■ Challenge
All the data should be repeated exactly. Any image in it is left out.

--- begin Material provided ---

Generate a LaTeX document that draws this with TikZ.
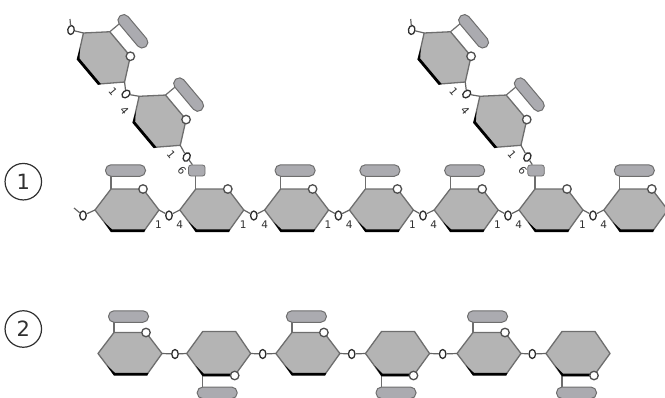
\documentclass[tikz,border=0pt]{standalone}
\usepackage{fontspec}
\setmainfont{DejaVu Sans}
\usetikzlibrary{shapes.geometric}
\definecolor{ringgray}{HTML}{B4B4B4}
\definecolor{bargray}{HTML}{ABABB0}
\definecolor{edgegray}{HTML}{6E6E6E}
\definecolor{linkdark}{HTML}{303030}

% ring with its oxygen on top: name, x, y, rotation, bar lift, bar style
\newcommand{\ringup}[6]{
	\begin{scope}[shift={(#2,#3)},rotate=#4]
	\coordinate (#1-l) at (-32,0);
	\coordinate (#1-tl) at (-16,-21);
	\coordinate (#1-ox) at (16,-21);
	\coordinate (#1-r) at (32,0);
	\coordinate (#1-br) at (17,21);
	\coordinate (#1-bl) at (-16,21);
	\draw[stem] (#1-tl) -- (-16,-#5);
	\node (#1-bar) [#6] at (-1.5,-#5) {};
	\draw[ringface] (#1-l) -- (#1-tl) -- (#1-ox) -- (#1-r) -- (#1-br) -- (#1-bl) -- cycle;
	\fill[black] (-23,12) -- (-16,22.2) -- (17.2,22.2) -- (18.4,19.4) -- (-15,19.4) -- cycle;
	\node (#1-o) [ringo] at (#1-ox) {};
	\end{scope}
}
% flipped ring, oxygen and bar below: name, x, y
\newcommand{\ringdown}[3]{
	\begin{scope}[shift={(#2,#3)}]
	\coordinate (#1-l) at (-32,0);
	\coordinate (#1-tl) at (-16,-22);
	\coordinate (#1-tr) at (17,-22);
	\coordinate (#1-r) at (32,0);
	\coordinate (#1-ox) at (16,22);
	\coordinate (#1-bl) at (-16,22);
	\draw[stem] (#1-bl) -- (-16,39.3);
	\node (#1-bar) [sidebar] at (-1.5,39.3) {};
	\draw[ringface] (#1-l) -- (#1-tl) -- (#1-tr) -- (#1-r) -- (#1-ox) -- (#1-bl) -- cycle;
	\fill[black] (-23,12) -- (-16,22.8) -- (14,22.8) -- (14,20) -- (-15,20) -- cycle;
	\node (#1-o) [ringo] at (#1-ox) {};
	\end{scope}
}

\begin{document}
\begin{tikzpicture}[x=1pt,y=-1pt,
	stem/.style={draw=edgegray,line width=1.2pt},
	bond/.style={draw=linkdark!75,line width=1.2pt},
	ringface/.style={draw=edgegray,line width=1.3pt,fill=ringgray,line join=round},
	ringo/.style={circle,draw=linkdark!85,line width=1.3pt,fill=white,minimum size=8.5pt,inner sep=0pt},
	linko/.style={ellipse,draw=linkdark,line width=1.3pt,fill=white,minimum width=6.5pt,minimum height=9pt,inner sep=0pt},
	sidebar/.style={rectangle,rounded corners=5.5pt,draw=edgegray,line width=1pt,fill=bargray,minimum width=40pt,minimum height=11.5pt,inner sep=0pt,transform shape},
	sidestub/.style={rectangle,rounded corners=2.5pt,draw=edgegray,line width=0.8pt,fill=bargray,minimum width=16.5pt,minimum height=11pt,inner sep=0pt,xshift=-13.5pt},
	num/.style={font=\fontsize{10.5}{11}\selectfont,text=linkdark,inner sep=0pt},
	tagmark/.style={circle,draw=linkdark,line width=1.2pt,minimum size=36.5pt,inner sep=0pt,font=\fontsize{21}{23}\selectfont,text=linkdark}]
	\useasboundingbox (0,0) rectangle (665,397);

	\node (tag1) [tagmark] at (23.3,181.7) {1};
	\node (tag2) [tagmark] at (23.3,329) {2};

	% first chain
	\foreach \i/\x/\bartype in {1/127/sidebar,2/211.8/sidestub,3/296.6/sidebar,4/381.4/sidebar,5/466.2/sidebar,6/551/sidestub,7/635.8/sidebar}
		\ringup{a\i}{\x}{210}{0}{39.5}{\bartype};
	\coordinate (astart) at (74,208);
	\node (lk0) [linko] at (83,215.5) {};
	\draw[bond] (astart) -- (lk0) -- (a1-l);
	\foreach \i/\j/\x in {1/2/169,2/3/253.8,3/4/338.4,4/5/423,5/6/508,6/7/593}{
		\node (lk\i) [linko] at (\x,215.5) {};
		\draw[bond] (a\i-r) -- (lk\i) -- (a\j-l);
		\node (nb\i) [num] at (\x-10.5,225) {1};
		\node (nf\i) [num] at (\x+10.8,225) {4};
	}

	% side chains
	\foreach \s/\dx/\t in {p/0/a2,q/340.7/a6}{
		\ringup{\s1}{104+\dx}{57.5}{-50}{39}{sidebar};
		\ringup{\s2}{159.7+\dx}{120.8}{-50}{39}{sidebar};
		\coordinate (\s start) at (70+\dx,19);
		\node (\s k0) [linko,rotate=-10] at (71+\dx,30) {};
		\node (\s k1) [linko,rotate=-50] at (126+\dx,94) {};
		\node (\s k2) [linko,rotate=-30] at (186.7+\dx,157) {};
		\draw[bond] (\s start) -- (\s k0) -- (\s1-l);
		\draw[bond] (\s1-r) -- (\s k1) -- (\s2-l);
		\draw[bond] (\s2-r) -- (\s k2) -- (\t-bar);
		\node (\s n1) [num,rotate=-50] at (113+\dx,92) {1};
		\node (\s n4) [num,rotate=-50] at (124.5+\dx,111) {4};
		\node (\s n2) [num,rotate=-50] at (171.3+\dx,155) {1};
		\node (\s n6) [num,rotate=-50] at (182+\dx,170.5) {6};
	}

	% second chain
	\ringup{b1}{130}{353.5}{0}{37}{sidebar};
	\ringdown{b2}{218.7}{353.5};
	\ringup{b3}{307.9}{353.5}{0}{37}{sidebar};
	\ringdown{b4}{397.5}{353.5};
	\ringup{b5}{489}{353.5}{0}{37}{sidebar};
	\ringdown{b6}{578}{353.5};
	\foreach \i/\j/\x in {1/2/175,2/3/262.7,3/4/351.7,4/5/442.7,5/6/532.3}{
		\node (mk\i) [linko] at (\x,354) {};
		\draw[bond] (b\i-r) -- (mk\i) -- (b\j-l);
	}
\end{tikzpicture}
\end{document}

--- end Material provided ---

■ The result
Generate a LaTeX document that draws this with TikZ.
\documentclass[tikz,border=0pt]{standalone}
\usepackage{fontspec}
\setmainfont{DejaVu Sans}
\usetikzlibrary{shapes.geometric}
\definecolor{ringgray}{HTML}{B4B4B4}
\definecolor{bargray}{HTML}{ABABB0}
\definecolor{edgegray}{HTML}{6E6E6E}
\definecolor{linkdark}{HTML}{303030}

% ring with its oxygen on top: name, x, y, rotation, bar lift, bar style
\newcommand{\ringup}[6]{
	\begin{scope}[shift={(#2,#3)},rotate=#4]
	\coordinate (#1-l) at (-32,0);
	\coordinate (#1-tl) at (-16,-21);
	\coordinate (#1-ox) at (16,-21);
	\coordinate (#1-r) at (32,0);
	\coordinate (#1-br) at (17,21);
	\coordinate (#1-bl) at (-16,21);
	\draw[stem] (#1-tl) -- (-16,-#5);
	\node (#1-bar) [#6] at (-1.5,-#5) {};
	\draw[ringface] (#1-l) -- (#1-tl) -- (#1-ox) -- (#1-r) -- (#1-br) -- (#1-bl) -- cycle;
	\fill[black] (-23,12) -- (-16,22.2) -- (17.2,22.2) -- (18.4,19.4) -- (-15,19.4) -- cycle;
	\node (#1-o) [ringo] at (#1-ox) {};
	\end{scope}
}
% flipped ring, oxygen and bar below: name, x, y
\newcommand{\ringdown}[3]{
	\begin{scope}[shift={(#2,#3)}]
	\coordinate (#1-l) at (-32,0);
	\coordinate (#1-tl) at (-16,-22);
	\coordinate (#1-tr) at (17,-22);
	\coordinate (#1-r) at (32,0);
	\coordinate (#1-ox) at (16,22);
	\coordinate (#1-bl) at (-16,22);
	\draw[stem] (#1-bl) -- (-16,39.3);
	\node (#1-bar) [sidebar] at (-1.5,39.3) {};
	\draw[ringface] (#1-l) -- (#1-tl) -- (#1-tr) -- (#1-r) -- (#1-ox) -- (#1-bl) -- cycle;
	\fill[black] (-23,12) -- (-16,22.8) -- (14,22.8) -- (14,20) -- (-15,20) -- cycle;
	\node (#1-o) [ringo] at (#1-ox) {};
	\end{scope}
}

\begin{document}
\begin{tikzpicture}[x=1pt,y=-1pt,
	stem/.style={draw=edgegray,line width=1.2pt},
	bond/.style={draw=linkdark!75,line width=1.2pt},
	ringface/.style={draw=edgegray,line width=1.3pt,fill=ringgray,line join=round},
	ringo/.style={circle,draw=linkdark!85,line width=1.3pt,fill=white,minimum size=8.5pt,inner sep=0pt},
	linko/.style={ellipse,draw=linkdark,line width=1.3pt,fill=white,minimum width=6.5pt,minimum height=9pt,inner sep=0pt},
	sidebar/.style={rectangle,rounded corners=5.5pt,draw=edgegray,line width=1pt,fill=bargray,minimum width=40pt,minimum height=11.5pt,inner sep=0pt,transform shape},
	sidestub/.style={rectangle,rounded corners=2.5pt,draw=edgegray,line width=0.8pt,fill=bargray,minimum width=16.5pt,minimum height=11pt,inner sep=0pt,xshift=-13.5pt},
	num/.style={font=\fontsize{10.5}{11}\selectfont,text=linkdark,inner sep=0pt},
	tagmark/.style={circle,draw=linkdark,line width=1.2pt,minimum size=36.5pt,inner sep=0pt,font=\fontsize{21}{23}\selectfont,text=linkdark}]
	\useasboundingbox (0,0) rectangle (665,397);

	\node (tag1) [tagmark] at (23.3,181.7) {1};
	\node (tag2) [tagmark] at (23.3,329) {2};

	% first chain
	\foreach \i/\x/\bartype in {1/127/sidebar,2/211.8/sidestub,3/296.6/sidebar,4/381.4/sidebar,5/466.2/sidebar,6/551/sidestub,7/635.8/sidebar}
		\ringup{a\i}{\x}{210}{0}{39.5}{\bartype};
	\coordinate (astart) at (74,208);
	\node (lk0) [linko] at (83,215.5) {};
	\draw[bond] (astart) -- (lk0) -- (a1-l);
	\foreach \i/\j/\x in {1/2/169,2/3/253.8,3/4/338.4,4/5/423,5/6/508,6/7/593}{
		\node (lk\i) [linko] at (\x,215.5) {};
		\draw[bond] (a\i-r) -- (lk\i) -- (a\j-l);
		\node (nb\i) [num] at (\x-10.5,225) {1};
		\node (nf\i) [num] at (\x+10.8,225) {4};
	}

	% side chains
	\foreach \s/\dx/\t in {p/0/a2,q/340.7/a6}{
		\ringup{\s1}{104+\dx}{57.5}{-50}{39}{sidebar};
		\ringup{\s2}{159.7+\dx}{120.8}{-50}{39}{sidebar};
		\coordinate (\s start) at (70+\dx,19);
		\node (\s k0) [linko,rotate=-10] at (71+\dx,30) {};
		\node (\s k1) [linko,rotate=-50] at (126+\dx,94) {};
		\node (\s k2) [linko,rotate=-30] at (186.7+\dx,157) {};
		\draw[bond] (\s start) -- (\s k0) -- (\s1-l);
		\draw[bond] (\s1-r) -- (\s k1) -- (\s2-l);
		\draw[bond] (\s2-r) -- (\s k2) -- (\t-bar);
		\node (\s n1) [num,rotate=-50] at (113+\dx,92) {1};
		\node (\s n4) [num,rotate=-50] at (124.5+\dx,111) {4};
		\node (\s n2) [num,rotate=-50] at (171.3+\dx,155) {1};
		\node (\s n6) [num,rotate=-50] at (182+\dx,170.5) {6};
	}

	% second chain
	\ringup{b1}{130}{353.5}{0}{37}{sidebar};
	\ringdown{b2}{218.7}{353.5};
	\ringup{b3}{307.9}{353.5}{0}{37}{sidebar};
	\ringdown{b4}{397.5}{353.5};
	\ringup{b5}{489}{353.5}{0}{37}{sidebar};
	\ringdown{b6}{578}{353.5};
	\foreach \i/\j/\x in {1/2/175,2/3/262.7,3/4/351.7,4/5/442.7,5/6/532.3}{
		\node (mk\i) [linko] at (\x,354) {};
		\draw[bond] (b\i-r) -- (mk\i) -- (b\j-l);
	}
\end{tikzpicture}
\end{document}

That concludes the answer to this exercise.